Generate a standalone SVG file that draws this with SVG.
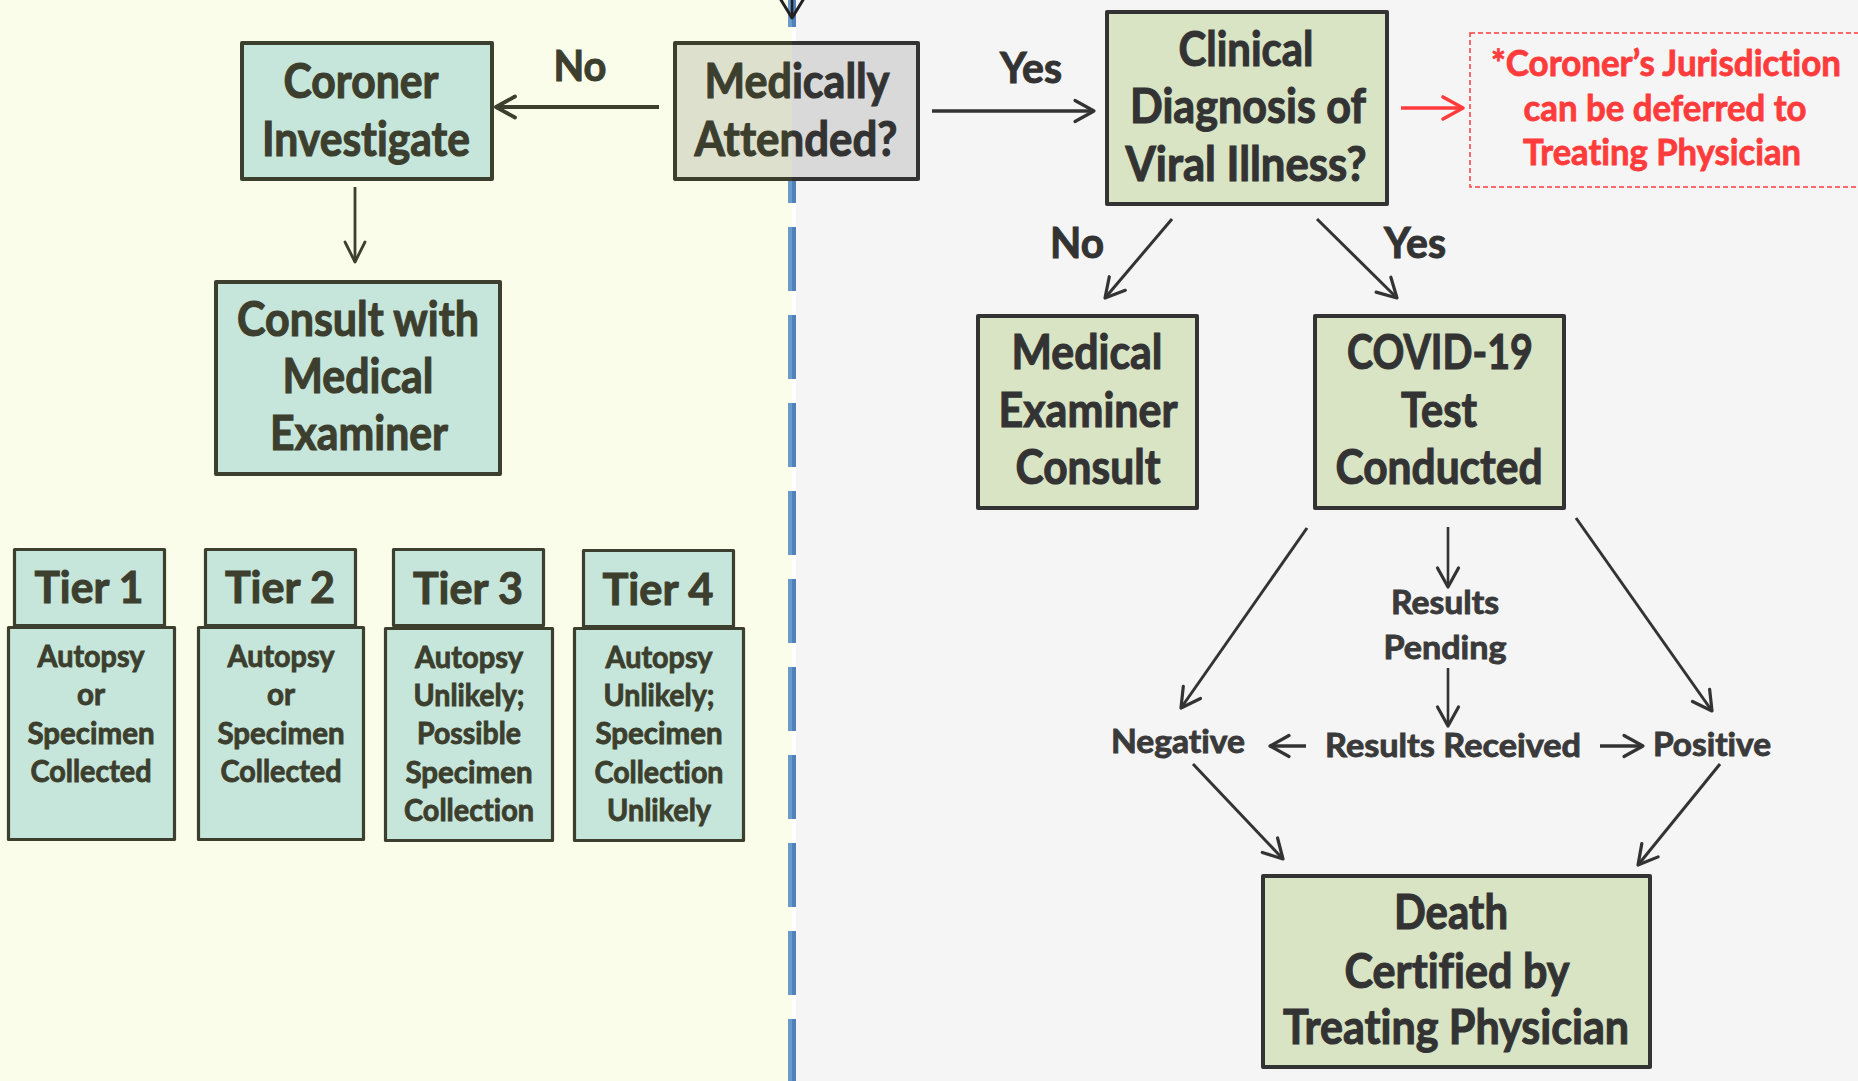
<svg xmlns="http://www.w3.org/2000/svg" width="1858" height="1081" viewBox="0 0 1858 1081">
<style>
text{font-family:Lato,"Open Sans","DejaVu Sans",sans-serif;font-weight:bold;text-anchor:middle;font-variant-ligatures:none}
.big{font-size:47px;stroke-width:1.1px}
.lbl{font-size:42px;stroke-width:1px}
.tier{font-size:43px;stroke-width:1px}
.small{font-size:31px;stroke-width:0.9px}
.mid{font-size:32px;fill:#3A3A3A;stroke:#3A3A3A;stroke-width:0.9px}
.red{font-size:36px;fill:#FF3B3B;stroke:#FF3B3B;stroke-width:0.8px}
.ol{fill:#3C3E2E;stroke:#3C3E2E}
.dk{fill:#333333;stroke:#333333}
.mint{fill:#C6E6DB;stroke:#3C3E2E;stroke-width:4;stroke-linejoin:round}
.mintT{fill:#C6E6DB;stroke:#3C3E2E;stroke-width:3.2;stroke-linejoin:round}
.grn{fill:#D8E4C4;stroke:#333333;stroke-width:4;stroke-linejoin:round}
.cn{fill:none}
</style>
<defs>
<clipPath id="leftClip"><rect x="0" y="0" width="792" height="1081"/></clipPath>
<clipPath id="rightClip"><rect x="792" y="0" width="1066" height="1081"/></clipPath>
<marker id="ahOl" markerUnits="userSpaceOnUse" viewBox="-24 -14 28 28" markerWidth="28" markerHeight="28" refX="0" refY="0" orient="auto"><path d="M-19,-10.5 L0,0 L-19,10.5" fill="none" stroke="#3C3E2E" stroke-width="3.8" stroke-linecap="round" stroke-linejoin="round"/></marker>
<marker id="ahOlT" markerUnits="userSpaceOnUse" viewBox="-24 -14 28 28" markerWidth="28" markerHeight="28" refX="0" refY="0" orient="auto"><path d="M-20,-10 L0,0 L-20,10" fill="none" stroke="#3C3E2E" stroke-width="2.8" stroke-linecap="round" stroke-linejoin="round"/></marker>
<marker id="ahDk" markerUnits="userSpaceOnUse" viewBox="-24 -14 28 28" markerWidth="28" markerHeight="28" refX="0" refY="0" orient="auto"><path d="M-19,-10.5 L0,0 L-19,10.5" fill="none" stroke="#333333" stroke-width="3.2" stroke-linecap="round" stroke-linejoin="round"/></marker>
<marker id="ahBk" markerUnits="userSpaceOnUse" viewBox="-24 -14 28 28" markerWidth="28" markerHeight="28" refX="0" refY="0" orient="auto"><path d="M-18,-11 L0,0 L-18,11" fill="none" stroke="#222222" stroke-width="3" stroke-linecap="round" stroke-linejoin="round"/></marker>
<marker id="ahRed" markerUnits="userSpaceOnUse" viewBox="-24 -14 28 28" markerWidth="28" markerHeight="28" refX="0" refY="0" orient="auto"><path d="M-20,-11 L0,0 L-20,11" fill="none" stroke="#FF3B3B" stroke-width="3.6" stroke-linecap="round" stroke-linejoin="round"/></marker>
</defs>

<g id="background">
<rect x="0" y="0" width="792" height="1081" fill="#FAFDEA"/>
<rect x="792" y="0" width="1066" height="1081" fill="#F5F5F5"/>
<rect x="792" y="0" width="4" height="1081" fill="#FFFFFF"/>
<line x1="790" y1="0" x2="790" y2="1081" stroke="#6B9BC9" stroke-width="4" stroke-dasharray="64 24" stroke-dashoffset="37"/>
<line x1="794" y1="0" x2="794" y2="1081" stroke="#4F81BD" stroke-width="4" stroke-dasharray="64 24" stroke-dashoffset="37"/>
</g>

<g id="connectors" class="cn">
<line x1="792" y1="0" x2="792" y2="18" stroke="#222222" stroke-width="2.6" marker-end="url(#ahBk)"/>
<line x1="659" y1="107" x2="496" y2="107" stroke="#3C3E2E" stroke-width="4" marker-end="url(#ahOl)"/>
<line x1="355" y1="187" x2="355" y2="262" stroke="#3C3E2E" stroke-width="2.8" marker-end="url(#ahOlT)"/>
<line x1="932" y1="111" x2="1094" y2="111" stroke="#333333" stroke-width="3.6" marker-end="url(#ahDk)"/>
<line x1="1401" y1="108" x2="1463" y2="108" stroke="#FF3B3B" stroke-width="3.6" marker-end="url(#ahRed)"/>
<line x1="1172" y1="219" x2="1105" y2="298" stroke="#333333" stroke-width="3" marker-end="url(#ahDk)"/>
<line x1="1317" y1="219" x2="1397" y2="298" stroke="#333333" stroke-width="3" marker-end="url(#ahDk)"/>
<line x1="1307" y1="528" x2="1181" y2="708" stroke="#333333" stroke-width="3" marker-end="url(#ahDk)"/>
<line x1="1448" y1="527" x2="1448" y2="587" stroke="#333333" stroke-width="2.6" marker-end="url(#ahDk)"/>
<line x1="1448" y1="668" x2="1448" y2="726" stroke="#333333" stroke-width="2.6" marker-end="url(#ahDk)"/>
<line x1="1576" y1="518" x2="1712" y2="711" stroke="#333333" stroke-width="3" marker-end="url(#ahDk)"/>
<line x1="1306" y1="746" x2="1270" y2="746" stroke="#333333" stroke-width="3.4" marker-end="url(#ahDk)"/>
<line x1="1600" y1="746" x2="1643" y2="746" stroke="#333333" stroke-width="3.4" marker-end="url(#ahDk)"/>
<line x1="1193" y1="764" x2="1283" y2="859" stroke="#333333" stroke-width="3" marker-end="url(#ahDk)"/>
<line x1="1720" y1="764" x2="1638" y2="865" stroke="#333333" stroke-width="3" marker-end="url(#ahDk)"/>
</g>

<g id="labels">
<text class="lbl ol" x="580" y="81" textLength="53" lengthAdjust="spacingAndGlyphs">No</text>
<text class="lbl dk" x="1031" y="83" textLength="62" lengthAdjust="spacingAndGlyphs">Yes</text>
<text class="lbl dk" x="1077" y="258" textLength="54" lengthAdjust="spacingAndGlyphs">No</text>
<text class="lbl dk" x="1415" y="258" textLength="62" lengthAdjust="spacingAndGlyphs">Yes</text>
<text class="mid" x="1445" y="614" textLength="108" lengthAdjust="spacingAndGlyphs">Results</text>
<text class="mid" x="1445" y="659" textLength="123" lengthAdjust="spacingAndGlyphs">Pending</text>
<text class="mid" x="1178" y="753" textLength="134" lengthAdjust="spacingAndGlyphs">Negative</text>
<text class="mid" x="1453" y="757" textLength="256" lengthAdjust="spacingAndGlyphs">Results Received</text>
<text class="mid" x="1712" y="756" textLength="118" lengthAdjust="spacingAndGlyphs">Positive</text>
</g>

<g id="coroner-investigate">
<rect class="mint" x="242" y="43" width="250" height="136"/>
<text class="big ol" x="361" y="98" textLength="155" lengthAdjust="spacingAndGlyphs">Coroner</text>
<text class="big ol" x="366" y="156" textLength="208" lengthAdjust="spacingAndGlyphs">Investigate</text>
</g>

<g id="medically-attended">
<g clip-path="url(#leftClip)">
<rect x="675" y="43" width="243" height="136" fill="#DEE0CE" stroke="#3C3E2E" stroke-width="4" stroke-linejoin="round"/>
<text class="big ol" x="797" y="98" textLength="185" lengthAdjust="spacingAndGlyphs">Medically</text>
<text class="big ol" x="796" y="156" textLength="203" lengthAdjust="spacingAndGlyphs">Attended?</text>
</g>
<g clip-path="url(#rightClip)">
<rect x="675" y="43" width="243" height="136" fill="#D9D9D9" stroke="#333333" stroke-width="4" stroke-linejoin="round"/>
<text class="big dk" x="797" y="98" textLength="185" lengthAdjust="spacingAndGlyphs">Medically</text>
<text class="big dk" x="796" y="156" textLength="203" lengthAdjust="spacingAndGlyphs">Attended?</text>
</g>
</g>

<g id="consult-medical-examiner">
<rect class="mint" x="216" y="282" width="284" height="192"/>
<text class="big ol" x="358" y="336" textLength="242" lengthAdjust="spacingAndGlyphs">Consult with</text>
<text class="big ol" x="358" y="393" textLength="151" lengthAdjust="spacingAndGlyphs">Medical</text>
<text class="big ol" x="359" y="450" textLength="178" lengthAdjust="spacingAndGlyphs">Examiner</text>
</g>

<g id="tier1">
<rect class="mintT" x="14.5" y="549.5" width="150" height="76"/>
<rect class="mintT" x="8.5" y="627.5" width="166" height="212"/>
<text class="tier ol" x="89" y="603" textLength="109" lengthAdjust="spacingAndGlyphs">Tier 1</text>
<text class="small ol" x="91" y="667" textLength="107" lengthAdjust="spacingAndGlyphs">Autopsy</text>
<text class="small ol" x="91" y="705" textLength="28" lengthAdjust="spacingAndGlyphs">or</text>
<text class="small ol" x="91" y="744" textLength="127" lengthAdjust="spacingAndGlyphs">Specimen</text>
<text class="small ol" x="91" y="782" textLength="121" lengthAdjust="spacingAndGlyphs">Collected</text>
</g>

<g id="tier2">
<rect class="mintT" x="205.5" y="549.5" width="150" height="76"/>
<rect class="mintT" x="198.5" y="627.5" width="165" height="212"/>
<text class="tier ol" x="280" y="603" textLength="110" lengthAdjust="spacingAndGlyphs">Tier 2</text>
<text class="small ol" x="281" y="667" textLength="107" lengthAdjust="spacingAndGlyphs">Autopsy</text>
<text class="small ol" x="281" y="705" textLength="28" lengthAdjust="spacingAndGlyphs">or</text>
<text class="small ol" x="281" y="744" textLength="127" lengthAdjust="spacingAndGlyphs">Specimen</text>
<text class="small ol" x="281" y="782" textLength="121" lengthAdjust="spacingAndGlyphs">Collected</text>
</g>

<g id="tier3">
<rect class="mintT" x="393.5" y="549.5" width="150" height="76"/>
<rect class="mintT" x="385.5" y="628.5" width="167" height="212"/>
<text class="tier ol" x="468" y="604" textLength="110" lengthAdjust="spacingAndGlyphs">Tier 3</text>
<text class="small ol" x="469" y="668" textLength="108" lengthAdjust="spacingAndGlyphs">Autopsy</text>
<text class="small ol" x="469" y="706" textLength="111" lengthAdjust="spacingAndGlyphs">Unlikely;</text>
<text class="small ol" x="469" y="744" textLength="104" lengthAdjust="spacingAndGlyphs">Possible</text>
<text class="small ol" x="469" y="783" textLength="127" lengthAdjust="spacingAndGlyphs">Specimen</text>
<text class="small ol" x="469" y="821" textLength="130" lengthAdjust="spacingAndGlyphs">Collection</text>
</g>

<g id="tier4">
<rect class="mintT" x="583.5" y="550.5" width="150" height="76"/>
<rect class="mintT" x="574.5" y="628.5" width="169" height="212"/>
<text class="tier ol" x="658" y="605" textLength="111" lengthAdjust="spacingAndGlyphs">Tier 4</text>
<text class="small ol" x="659" y="668" textLength="107" lengthAdjust="spacingAndGlyphs">Autopsy</text>
<text class="small ol" x="659" y="706" textLength="111" lengthAdjust="spacingAndGlyphs">Unlikely;</text>
<text class="small ol" x="659" y="744" textLength="127" lengthAdjust="spacingAndGlyphs">Specimen</text>
<text class="small ol" x="659" y="783" textLength="129" lengthAdjust="spacingAndGlyphs">Collection</text>
<text class="small ol" x="659" y="821" textLength="104" lengthAdjust="spacingAndGlyphs">Unlikely</text>
</g>

<g id="clinical-diagnosis">
<rect class="grn" x="1107" y="12" width="280" height="192"/>
<text class="big dk" x="1246" y="66" textLength="135" lengthAdjust="spacingAndGlyphs">Clinical</text>
<text class="big dk" x="1248" y="123" textLength="236" lengthAdjust="spacingAndGlyphs">Diagnosis of</text>
<text class="big dk" x="1246" y="181" textLength="241" lengthAdjust="spacingAndGlyphs">Viral Illness?</text>
</g>

<g id="jurisdiction-note">
<rect x="1470" y="33" width="420" height="154" fill="none" stroke="#FF3B3B" stroke-width="1.5" stroke-dasharray="5 3"/>
<text class="red" x="1666" y="76" textLength="350" lengthAdjust="spacingAndGlyphs">*Coroner’s Jurisdiction</text>
<text class="red" x="1665" y="121" textLength="283" lengthAdjust="spacingAndGlyphs">can be deferred to</text>
<text class="red" x="1662" y="165" textLength="278" lengthAdjust="spacingAndGlyphs">Treating Physician</text>
</g>

<g id="medical-examiner-consult">
<rect class="grn" x="978" y="316" width="219" height="192"/>
<text class="big dk" x="1087" y="369" textLength="151" lengthAdjust="spacingAndGlyphs">Medical</text>
<text class="big dk" x="1088" y="427" textLength="179" lengthAdjust="spacingAndGlyphs">Examiner</text>
<text class="big dk" x="1088" y="484" textLength="145" lengthAdjust="spacingAndGlyphs">Consult</text>
</g>

<g id="covid-test">
<rect class="grn" x="1315" y="316" width="249" height="192"/>
<text class="big dk" x="1440" y="369" textLength="186" lengthAdjust="spacingAndGlyphs">COVID-19</text>
<text class="big dk" x="1439" y="427" textLength="76" lengthAdjust="spacingAndGlyphs">Test</text>
<text class="big dk" x="1439" y="484" textLength="207" lengthAdjust="spacingAndGlyphs">Conducted</text>
</g>

<g id="death-certified">
<rect class="grn" x="1263" y="876" width="387" height="191"/>
<text class="big dk" x="1451" y="929" textLength="114" lengthAdjust="spacingAndGlyphs">Death</text>
<text class="big dk" x="1457" y="988" textLength="225" lengthAdjust="spacingAndGlyphs">Certified by</text>
<text class="big dk" x="1456" y="1044" textLength="346" lengthAdjust="spacingAndGlyphs">Treating Physician</text>
</g>
</svg>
◆ ◆ ◆ ◆
**TASK DETAILS**
Go through the material above and copy each line that has the word "with".

**RESPONSE**
Generate a standalone SVG file that draws this with SVG.
<text class="big ol" x="358" y="336" textLength="242" lengthAdjust="spacingAndGlyphs">Consult with</text>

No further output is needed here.